In a time when the scripture was not available for the common people, those who can read it are able to hold authority without accountability. One of the overarching themes of the reformation was that Scripture must be made available to all people. William Tyndale, in the path of John Wycliffe, made it his life's work to translate Erasmus' Latin New Testament into the common tongue in England.

William Tyndale was born in 1494 and was educated at Oxford and Cambridge. He was a skilled scholar and was especially adept when it came to languages. While at Cambridge, he and other scholars, namely Thomas Bilney, Thomas Cranmer and eventually Hugh Latimer, gathered at the White Horse tavern to discuss theology and especially the writing of German reformer, Martin Luther. These discussion would lay the theological ground work for the English Reformation. During this time Tyndale had been reading Erasmus' New Testament and had found a joy and comfort that was found in none of the Catholic doctrine or law of the Pope. The truth that sinners are justified by the total and unearned grace of God offered Tyndale the hope that he needed. William knew that this truth needed to be made more available to the English people.
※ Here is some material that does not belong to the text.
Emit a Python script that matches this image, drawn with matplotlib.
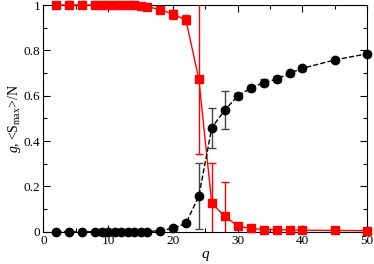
"""Order parameter g and largest cluster fraction vs q."""

import numpy as np
import matplotlib
matplotlib.use("Agg")
import matplotlib.pyplot as plt
from matplotlib.ticker import MultipleLocator

plt.rcParams["font.family"] = ["Liberation Serif", "DejaVu Serif"]
plt.rcParams["mathtext.fontset"] = "custom"
plt.rcParams["mathtext.rm"] = "Liberation Serif"
plt.rcParams["mathtext.it"] = "Liberation Serif:italic"

q = [2, 4, 6, 8, 9, 10, 11, 12, 13, 14, 15, 16, 18, 20, 22, 24, 26, 28,
     30, 32, 34, 36, 38, 40, 45, 50]

# g (black circles, dashed)
g = [0.0, 0.0, 0.0, 0.0, 0.0, 0.0, 0.0, 0.0, 0.0, 0.0, 0.0, 0.001, 0.005,
     0.015, 0.037, 0.158, 0.459, 0.537, 0.599, 0.633, 0.658, 0.673, 0.699,
     0.721, 0.758, 0.785]
g_err = [0, 0, 0, 0, 0, 0, 0, 0, 0, 0, 0, 0, 0.003, 0.005, 0.008, 0.145,
         0.088, 0.084, 0.015, 0.012, 0.015, 0.012, 0.012, 0.01, 0.008, 0.006]

# <S_max>/N (red squares, solid)
s = [1.0, 1.0, 1.0, 1.0, 1.0, 1.0, 0.999, 0.999, 0.998, 0.998, 0.997, 0.993,
     0.98, 0.96, 0.935, 0.673, 0.125, 0.069, 0.025, 0.015, 0.01, 0.009,
     0.008, 0.007, 0.006, 0.005]
s_err = [0, 0, 0, 0, 0, 0, 0, 0, 0, 0, 0, 0.003, 0.01, 0.02, 0.02, 0.33,
         0.18, 0.149, 0.01, 0.006, 0.005, 0.004, 0.004, 0.003, 0.003, 0.003]

fig = plt.figure(figsize=(3.74, 2.64), dpi=100)
ax = fig.add_axes([0.116, 0.122, 0.866, 0.859])

# error bars (clipped to the axes)
ax.errorbar(q, s, yerr=s_err, fmt="none", ecolor="red",
            elinewidth=1.0, capsize=3, zorder=3)
ax.errorbar(q, g, yerr=g_err, fmt="none", ecolor="#444444",
            elinewidth=1.0, capsize=3, zorder=4)
# lines + markers (not clipped, markers overhang the frame)
ax.plot(q, s, "s-", color="red", ms=5.5, lw=1.0, zorder=3, clip_on=False)
ax.plot(q, g, "o--", color="black", ms=6, lw=1.0, zorder=4, clip_on=False)

ax.set_xlim(0, 50)
ax.set_ylim(0, 1)
ax.xaxis.set_major_locator(MultipleLocator(10))
ax.xaxis.set_minor_locator(MultipleLocator(5))
ax.yaxis.set_minor_locator(MultipleLocator(0.1))
ax.set_yticks([0, 0.2, 0.4, 0.6, 0.8, 1.0])
ax.set_yticklabels(["0", "0.2", "0.4", "0.6", "0.8", "1"])
ax.tick_params(which="both", direction="in", top=True, right=True,
               labelsize=9.5, width=0.8)
ax.tick_params(which="major", length=5, pad=2)
ax.tick_params(which="minor", length=3)
for sp in ax.spines.values():
    sp.set_linewidth(0.8)

ax.set_xlabel(r"$q$", fontsize=11, labelpad=2)
ax.set_ylabel(r"$g$, <S$_{\rm max}$>/N", fontsize=10, labelpad=1)

fig.savefig("out.png", dpi=100)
After finishing his studies at Cambridge, Tyndale returned home to tutor the children of Sir John Walsh for 2 years. Afterwards he traveled to London to join the work of the church. He hoped to be used as a translator but was rejected.
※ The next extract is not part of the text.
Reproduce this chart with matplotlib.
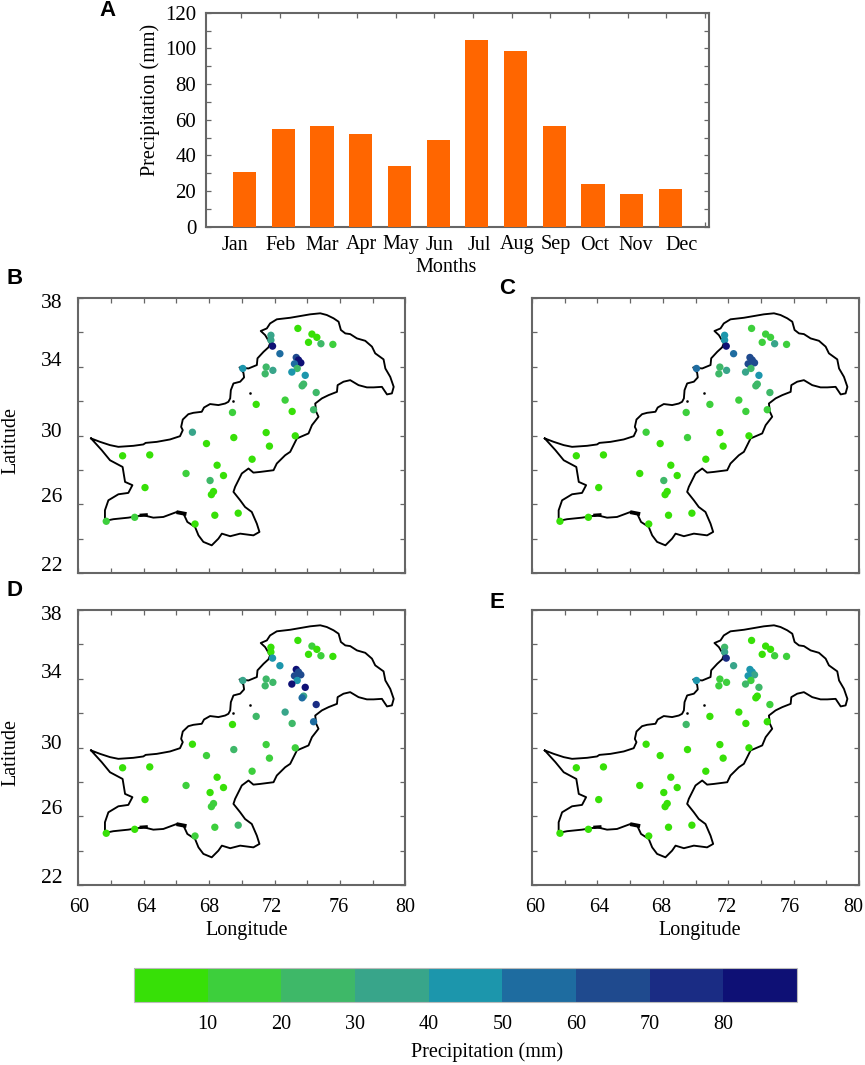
import matplotlib
matplotlib.use("Agg")
import matplotlib.pyplot as plt
from matplotlib.colors import ListedColormap, BoundaryNorm
from matplotlib.cm import ScalarMappable
from matplotlib.ticker import MultipleLocator

plt.rcParams['font.family'] = ['Liberation Serif', 'DejaVu Serif']

W, H = 865, 1065

# --- monthly bars ---
months = ["Jan", "Feb", "Mar", "Apr", "May", "Jun", "Jul", "Aug", "Sep", "Oct", "Nov", "Dec"]
monthly_precip = [30.5, 54.6, 56.4, 52.1, 34.0, 48.4, 104.7, 98.7, 56.4, 23.7, 18.5, 20.9]

# --- stations ---
station_lon = [73.43, 74.29, 74.59, 74.08, 74.84, 75.57, 71.78, 71.78, 71.88, 72.33,
               73.33, 73.47, 73.61, 73.22, 70.06, 71.49, 71.90, 71.43, 73.39, 73.06,
               73.88, 73.78, 73.69, 74.55, 72.65, 70.88, 73.08, 74.39, 69.43, 66.98,
               71.49, 73.27, 69.51, 67.84, 71.69, 70.63, 64.37, 62.71, 68.49, 66.59,
               68.88, 68.06, 64.08, 68.27, 68.14, 69.78, 68.35, 63.45, 61.71, 67.14]
station_lat = [36.23, 35.90, 35.71, 35.42, 35.34, 35.30, 35.83, 35.55, 35.20, 34.76,
               34.54, 34.39, 34.23, 34.17, 33.90, 33.98, 33.79, 33.59, 33.90, 33.69,
               33.50, 32.99, 32.89, 32.50, 32.06, 31.81, 31.40, 31.50, 31.34, 30.19,
               30.17, 29.98, 29.88, 29.53, 29.38, 28.62, 28.87, 28.82, 28.27, 27.79,
               27.67, 27.38, 26.97, 26.74, 26.56, 25.48, 25.36, 25.24, 25.01, 24.85]

precip_b = [8, 8, 8, 8, 25, 15, 35, 35, 85, 55,
            65, 85, 85, 55, 45, 25, 35, 25, 25, 45,
            45, 25, 25, 25, 18, 8, 8, 25, 18, 35,
            8, 8, 8, 8, 8, 8, 8, 8, 8, 18,
            8, 25, 8, 8, 8, 8, 8, 15, 15, 8]
precip_c = [15, 15, 15, 15, 35, 15, 45, 45, 85, 55,
            65, 65, 65, 65, 55, 25, 35, 25, 25, 35,
            45, 25, 25, 25, 18, 15, 18, 15, 18, 18,
            8, 8, 18, 8, 8, 8, 8, 8, 8, 8,
            8, 25, 8, 8, 8, 8, 8, 8, 8, 8]
precip_d = [8, 15, 8, 8, 18, 8, 8, 8, 45, 45,
            85, 65, 65, 65, 35, 25, 25, 25, 45, 85,
            85, 35, 55, 75, 35, 25, 25, 55, 8, 8,
            18, 18, 25, 18, 18, 18, 8, 8, 8, 18,
            8, 8, 8, 18, 18, 25, 18, 8, 8, 18]
precip_e = [8, 8, 8, 8, 18, 15, 25, 35, 75, 35,
            45, 45, 35, 45, 45, 18, 18, 18, 18, 25,
            25, 8, 8, 18, 8, 8, 8, 8, 25, 8,
            8, 8, 8, 8, 8, 8, 8, 8, 8, 8,
            8, 8, 8, 8, 8, 8, 8, 8, 8, 8]

# --- border of the country ---
border_lon = [60.78, 61.33, 61.94, 62.45, 63.37, 63.98, 64.12, 64.80, 65.61, 66.22,
              66.39, 66.29, 66.39, 66.73, 67.04, 67.55, 67.69, 68.06, 68.57, 68.98,
              69.18, 69.29, 69.33, 69.49, 69.90, 70.14, 70.10, 69.86, 70.41, 70.92,
              70.96, 71.33, 71.63, 71.73, 71.43, 71.16, 71.53, 71.73, 72.14, 72.96,
              73.57, 74.18, 74.80, 75.20, 75.61, 75.92, 76.06, 76.33, 76.63, 77.04,
              77.55, 77.96, 78.16, 78.67, 78.78, 79.08, 79.29, 79.18, 78.88, 78.57,
              78.06, 77.65, 77.14, 76.63, 76.22, 75.86, 75.82, 75.31, 74.90, 74.49,
              74.55, 74.69, 74.29, 74.08, 73.37, 72.96, 72.65, 72.14, 71.94, 71.12,
              70.71, 70.41, 70.00, 69.59, 69.49, 69.90, 70.20, 70.61, 70.92, 71.08,
              70.71, 69.90, 69.29, 68.78, 68.57, 68.16, 67.65, 67.35, 67.14, 66.67,
              66.43, 66.02, 65.20, 64.59, 63.98, 63.06, 62.14, 61.63, 61.63, 61.84,
              62.45, 63.06, 63.31, 62.86, 62.71, 61.94, 61.43, 60.78]
border_lat = [29.83, 29.63, 29.44, 29.34, 29.40, 29.48, 29.57, 29.63, 29.77, 29.96,
              30.31, 30.50, 30.93, 31.24, 31.32, 31.38, 31.63, 31.83, 31.77, 31.86,
              31.96, 32.16, 32.64, 33.03, 33.13, 33.38, 33.65, 33.96, 33.90, 34.10,
              34.49, 34.87, 35.13, 35.36, 35.84, 36.08, 36.23, 36.52, 36.76, 36.85,
              36.95, 37.05, 37.11, 37.01, 36.82, 36.62, 36.14, 35.94, 35.90, 35.65,
              35.51, 35.17, 34.78, 34.43, 33.90, 33.41, 32.83, 32.45, 32.39, 32.83,
              32.80, 32.80, 32.93, 33.22, 33.13, 32.93, 32.54, 32.35, 32.16, 31.86,
              31.38, 31.09, 30.60, 30.12, 29.83, 29.05, 28.85, 28.37, 27.98, 27.88,
              27.84, 28.08, 27.79, 27.01, 26.72, 26.23, 25.84, 25.55, 24.87, 24.39,
              24.19, 24.29, 24.14, 24.29, 24.00, 23.61, 23.81, 24.19, 24.68, 24.97,
              25.46, 25.55, 25.26, 25.22, 25.36, 25.22, 25.13, 25.03, 25.65, 26.23,
              26.58, 26.66, 27.11, 27.30, 28.17, 28.56, 29.15, 29.83]

levels = [0, 10, 20, 30, 40, 50, 60, 70, 80, 90]
level_colors = ['#37E007', '#3DCF3C', '#3EB868', '#38A58A', '#1C96AC',
                '#1E6CA0', '#1F4A8E', '#1A2C84', '#0E1075']
cmap = ListedColormap(level_colors)
norm = BoundaryNorm(levels, cmap.N)

FRAME = '#666666'
FS = 14.5


def axes_px(left, top, right, bottom):
    return fig.add_axes([left / W, 1 - bottom / H, (right - left) / W, (bottom - top) / H])


def fig_text(x, y, s, **kw):
    fig.text(x / W, 1 - y / H, s, **kw)


def frame(ax):
    for sp in ax.spines.values():
        sp.set_color(FRAME)
        sp.set_linewidth(1.5)


fig = plt.figure(figsize=(W / 100, H / 100), dpi=100, facecolor='white')

# ---- panel A ----
ax = axes_px(206, 12.7, 709, 226.7)
bar_pos = [i + 1.1 for i in range(12)]
ax.bar(bar_pos, monthly_precip, width=0.6, color='#FF6600', zorder=3)
ax.set_xlim(0.1, 13.1)
ax.set_ylim(0, 120)
ax.set_xticks(range(1, 14))
ax.set_xticklabels([])
ax.yaxis.set_major_locator(MultipleLocator(20))
ax.yaxis.set_minor_locator(MultipleLocator(10))
ax.tick_params(axis='both', which='both', direction='in', top=True, right=True,
               length=3.5, width=0.9, color=FRAME)
ax.tick_params(axis='y', which='major', labelsize=FS + 0.5, pad=7)
frame(ax)
# the month names sit by hand, not quite under the ticks
month_label_px = [234.7, 280.7, 321.7, 361, 401, 440, 479, 517, 556, 595, 636, 681.7]
for m, px in zip(months, month_label_px):
    fig_text(px, 245, m, ha='center', va='center', fontsize=FS)
fig_text(446, 268, "Months", ha='center', va='center', fontsize=FS)
fig_text(150, 100, "Precipitation (mm)", ha='center', va='center', rotation=90, fontsize=FS)

# ---- map panels ----
panels = [("B", precip_b, 78.3, 298, True, False),
          ("C", precip_c, 532, 298, False, False),
          ("D", precip_d, 78.3, 610, True, True),
          ("E", precip_e, 532, 610, False, True)]
ylabel_lat = [37.7, 34.3, 30.15, 26.4, 22.4]
ylabel_txt = ["38", "34", "30", "26", "22"]
xlabel_txt = ["60", "64", "68", "72", "76", "80"]
xlabel_px = {True: [79, 146, 209, 272, 339, 405], False: [535, 599, 661, 727, 790, 853]}

for name, vals, left, top, show_y, show_x in panels:
    ax = axes_px(left, top, left + 327, top + 275)
    ax.plot(border_lon, border_lat, color='black', lw=1.35, zorder=2, solid_joinstyle='round')
    ax.plot([63.85, 64.15], [25.36, 25.38], color='black', lw=2.4, zorder=2)
    ax.plot([66.12, 66.5], [25.52, 25.45], color='black', lw=2.8, zorder=2)
    ax.plot([70.51, 69.49], [32.5, 31.98], ls='none', marker='s', ms=0.8, color='black', zorder=2)
    ax.scatter(station_lon, station_lat, c=vals, cmap=cmap, norm=norm, s=28,
               linewidths=0, zorder=3)
    ax.set_xlim(60, 80)
    ax.set_ylim(22, 38)
    ax.set_xticks(range(60, 81, 2))
    ax.set_yticks(range(22, 39, 2))
    ax.set_xticklabels([])
    ax.set_yticklabels([])
    ax.tick_params(axis='both', direction='in', top=True, right=True,
                   length=3.5, width=0.9, color=FRAME)
    frame(ax)
    if show_y:
        for lat, t in zip(ylabel_lat, ylabel_txt):
            ax.text(-0.048, (lat - 22) / 16, t, transform=ax.transAxes, ha='right',
                    va='center', fontsize=FS + 1)
        fig_text(11, top + 143, "Latitude", ha='center', va='center', rotation=90, fontsize=FS)
    if show_x:
        for t, px in zip(xlabel_txt, xlabel_px[show_y]):
            fig_text(px, 907, t, ha='center', va='center', fontsize=FS)
        fig_text(left + 168, 931, "Longitude", ha='center', va='center', fontsize=FS)

# panel letters
for letter, x, y in [("A", 108, 11), ("B", 15, 278), ("C", 507, 289), ("D", 15, 591), ("E", 497, 603)]:
    fig_text(x, y, letter, ha='center', va='center', fontsize=16, fontweight='bold',
             family='Liberation Sans')

# ---- colour bar ----
cax = axes_px(134, 968, 797, 1001.5)
cb = fig.colorbar(ScalarMappable(norm=norm, cmap=cmap), cax=cax, orientation='horizontal',
                  ticks=levels[1:-1], spacing='uniform')
cb.ax.minorticks_off()
cb.ax.tick_params(length=0, labelsize=FS, pad=10)
cb.outline.set_edgecolor('#bbbbbb')
cb.outline.set_linewidth(0.8)
fig_text(487, 1052, "Precipitation (mm)", ha='center', va='center', fontsize=FS)

fig.savefig("out.png", dpi=100)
Tyndale made a commitment to translate the Bible from the original Greek and Hebrew into English. This could not be done very easily in England, so he traveled to Worms where he could get access to the Greek and Hebrew text. Tyndale's first translation of the New Testament was published and distributed in 1525-26. This work was a great translation and was met with great excitement, but the Catholic Church saw how dangerous. They knew that if the common people could read scripture on their own, the church would lose its authority. Tynale's translation was banned, but just one year after printing, copies of the Tyndale's translation were being smuggled into England.

The Catholic church condemned Tyndale as a heretic, which forced him into hiding. While hiding William began translating the Old Testament. Before being betrayed, arrested and martyred in 1536, Tyndale was able to complete not only a revised New Testament, but also the Pentateuch, Joshua through 2 Chronicles, and Jonah.
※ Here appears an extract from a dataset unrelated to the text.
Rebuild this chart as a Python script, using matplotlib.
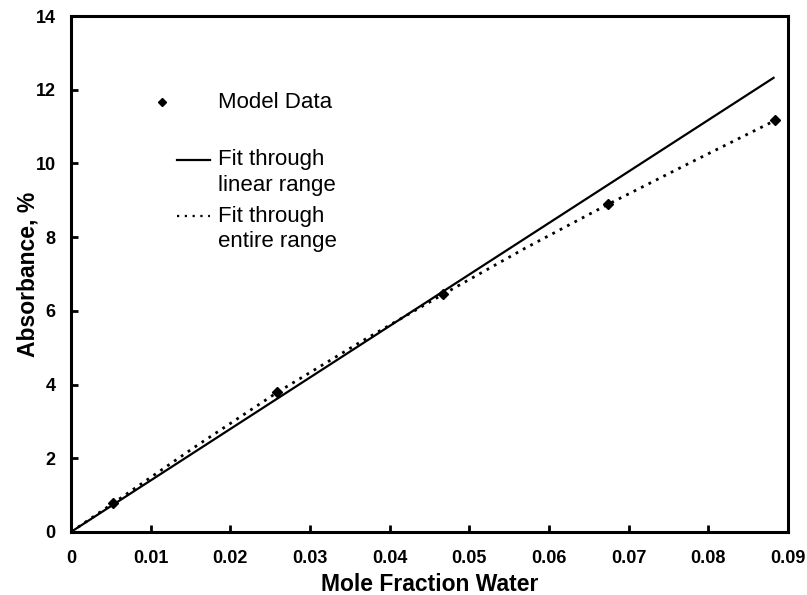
import matplotlib
matplotlib.use("Agg")
import matplotlib.pyplot as plt

plt.rcParams['font.family'] = ['Liberation Sans', 'DejaVu Sans']

# model data
x_model = [0.0053, 0.0259, 0.0467, 0.0674, 0.0884]
y_model = [0.78, 3.79, 6.45, 8.89, 11.17]

# fit through linear range (straight line)
x_lin = [0.0, 0.0883]
y_lin = [0.0, 12.34]

# fit through entire range (curved, follows the points)
x_all = [0.0, 0.0053, 0.0155, 0.0259, 0.0363, 0.0467, 0.0570, 0.0674, 0.0780, 0.0884]
y_all = [0.0, 0.78, 2.30, 3.79, 5.15, 6.45, 7.70, 8.89, 10.05, 11.17]

xticks = [0, 0.01, 0.02, 0.03, 0.04, 0.05, 0.06, 0.07, 0.08, 0.09]
xtick_labels = ['0', '0.01', '0.02', '0.03', '0.04', '0.05', '0.06', '0.07', '0.08', '0.09']
yticks = [0, 2, 4, 6, 8, 10, 12, 14]

fig = plt.figure(figsize=(8.07, 5.95), dpi=100)
ax = fig.add_axes([0.088, 0.106, 0.8885, 0.867])

ax.plot(x_lin, y_lin, color='black', lw=1.6, solid_capstyle='butt')
ax.plot(x_all, y_all, color='black', lw=2.0, ls=(0, (1, 2)))
ax.plot(x_model, y_model, ls='none', marker='D', ms=5, color='black')

ax.set_xlim(0, 0.09)
ax.set_ylim(0, 14)
ax.set_xticks(xticks)
ax.set_xticklabels(xtick_labels)
ax.set_yticks(yticks)

for s in ax.spines.values():
    s.set_linewidth(2.2)

ax.tick_params(axis='x', direction='in', length=5, width=2, pad=13, labelsize=13)
ax.tick_params(axis='y', direction='in', length=5, width=2, pad=11, labelsize=13)
for lab in ax.get_xticklabels() + ax.get_yticklabels():
    lab.set_fontweight('bold')

ax.set_xlabel('Mole Fraction Water', fontsize=16.5, fontweight='bold', labelpad=4)
ax.set_ylabel('Absorbance, %', fontsize=16.5, fontweight='bold', labelpad=-3)

# legend drawn by hand to keep the original layout
tr = ax.transAxes
fs = 16
ax.plot([0.127], [0.833], marker='D', ms=4, color='black', ls='none', transform=tr)
ax.text(0.205, 0.833, 'Model Data', transform=tr, fontsize=fs, va='center')
ax.plot([0.148, 0.194], [0.721, 0.721], color='black', lw=1.6, transform=tr)
ax.text(0.205, 0.721, 'Fit through', transform=tr, fontsize=fs, va='center')
ax.text(0.205, 0.672, 'linear range', transform=tr, fontsize=fs, va='center')
ax.plot([0.148, 0.194], [0.612, 0.612], color='black', lw=1.6, ls=(0, (1, 2.5)), transform=tr)
ax.text(0.205, 0.612, 'Fit through', transform=tr, fontsize=fs, va='center')
ax.text(0.205, 0.563, 'entire range', transform=tr, fontsize=fs, va='center')

plt.savefig('out.png', dpi=100)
Tyndale's bible translation was his great contribution to the cause of the reformation. He made good on his promise to a lazy Catholic clergyman "If God spare my life, ere many years I will cause a boy who drives a plough to know more of the scriptures than you do.” Tyndale believed, most heartily, that the words of God were meant for all people. There is no one that should be withheld from reading and encountering God in the scripture.